The exchange took nearly two minutes and - by our reckoning - is the longest rally in Australian Open history.
Simon eventually won the rally when a stretching Monfils hit his backhand wide, prompting a standing ovation from spectators at the Hisense Arena in Melbourne.
The pair fell just short of the all-time record in a men's Grand Slam match - Bjorn Borg needed 86 shots to win one a point against Guillermo Vilas at the 1978 French Open.
The longest point in a competitive match came in at a US tournament 1984, when a rally between Vicki Nelson and Jean Hepner went a mind-boggling 643 shots and 29 minutes.
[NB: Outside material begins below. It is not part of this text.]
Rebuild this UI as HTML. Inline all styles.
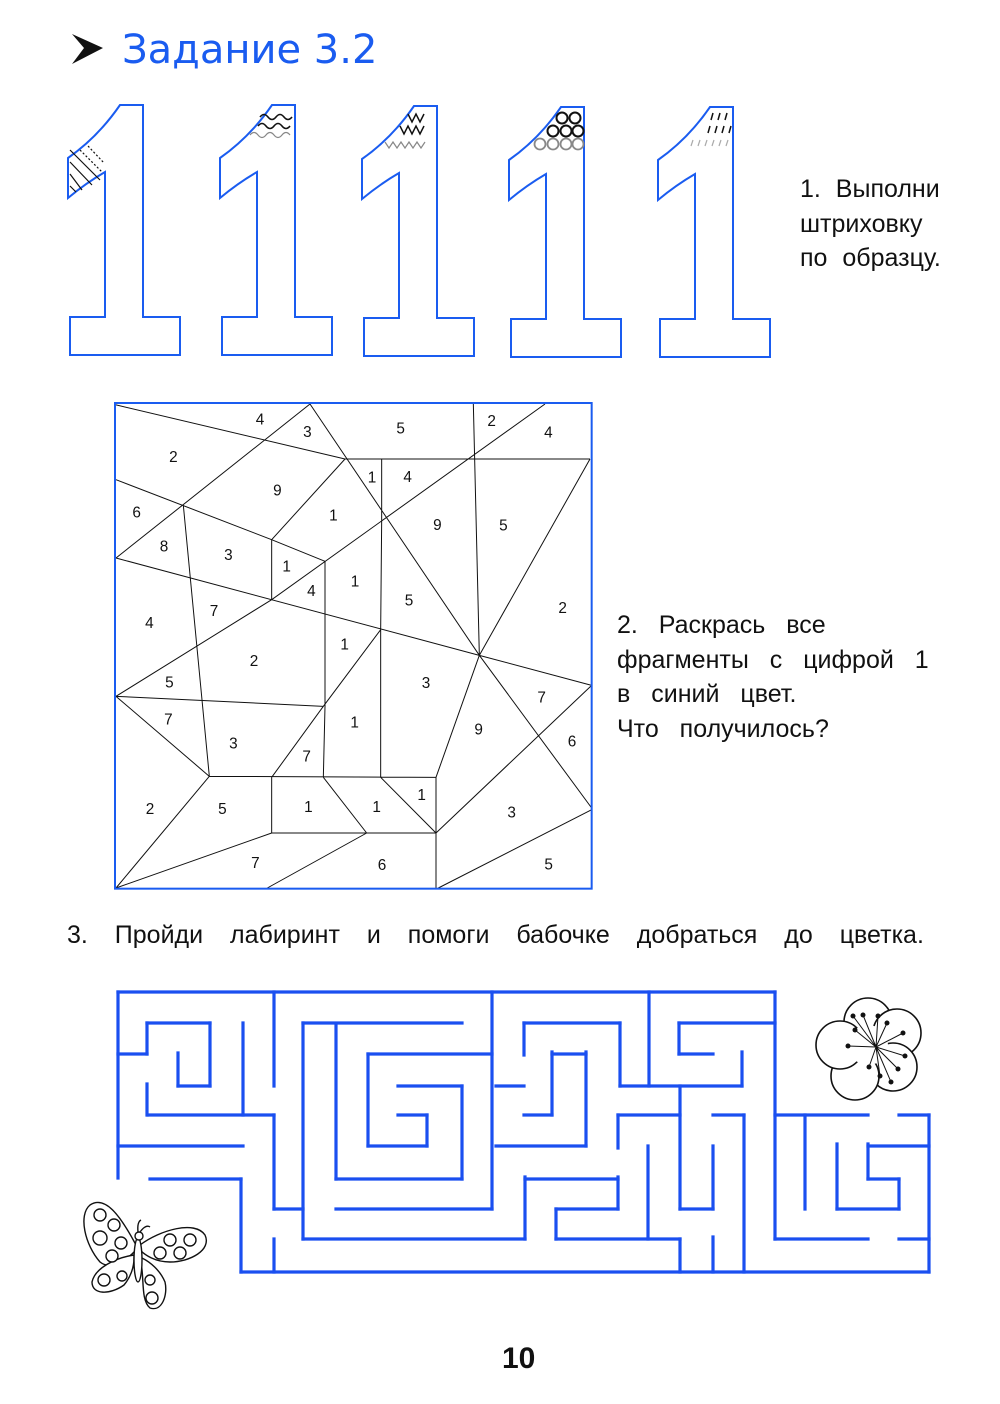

Simon did not have to go to those lengths, but will still be feeling stiff in tomorrow morning - he went on to win a marathon five-setter 6-4 6-4 4-6 1-6 8-6 that lasted over four and a half hours and finished well after midnight local time.
His reward: a fourth-round match against Andy Murray, who reached the last 16 in straight sets.
French tennis stars seem to enjoy giving fans their money's worth. Fabrice Santoro beat Arnaud Clement 6-4, 6-3, 5-7, 3-6, 16-14 after six hours 33 minutes at the French Open in 2004.
At the time, it was the longest match in Grand Slam history, though it was later eclipsed by John Isner and Nicolas Mahut's incredible Wimbledon match in 2010.